His problem is that he lacks the financial resources for such an ambitious programme. Indeed, his repeated warnings of the growing problems of street crime are in part an attempt to convince the rest of the Cabinet, in particular the Chancellor, Gordon Brown, that he should be given more money.

But the alarming rise in street robberies, with concerns about other violent crimes such as carjacking, have coincided with an unexplained and possibly unrelated rise in the jail population.

The result is that Mr Blunkett has been forced into a position where he needs to crack down on criminals but also to start reducing the overcrowding in prisons.

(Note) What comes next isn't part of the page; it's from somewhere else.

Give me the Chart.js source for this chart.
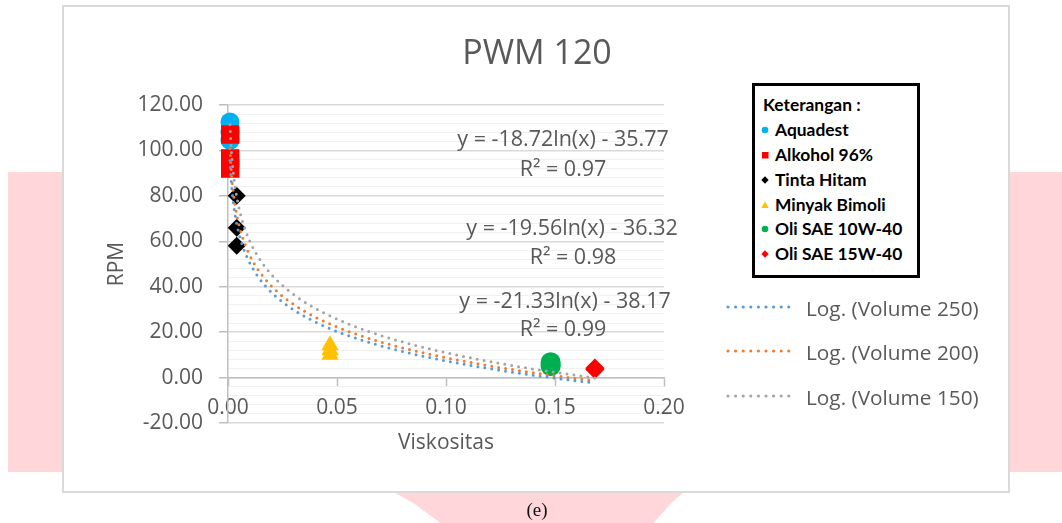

While the public may be increasingly confused, the Home Secretary is furious at the suggestion of "mixed messages".

He said: "If any one thinks there's a contradiction between what I say today and what I said yesterday [after the Downing Street crime summit] they are living in Cloud-cuckoo-land."

And he is right that there need not be a contradiction. Mr Blunkett's desire is to tackle street crime by locking up the violent criminals while diverting the non-dangerous offenders towards community-based punishments and improving conditions in prisons.

He warned yesterday that the bulging prison population increased the chances of a repeat of the 1990 Strangeways jail riot. But the angry language he used in addressing criminal justice professionals at a conference in London showed that the Home Secretary himself is becoming baffled at the way Britain's crime debate is evolving.

"What a lot of garbage. It's time people grew up in the country and helped me," he said. "What I'm determined not to do in this job – whether people like me or like it or not – is walk through, in a metaphorical sense, with my eyes closed."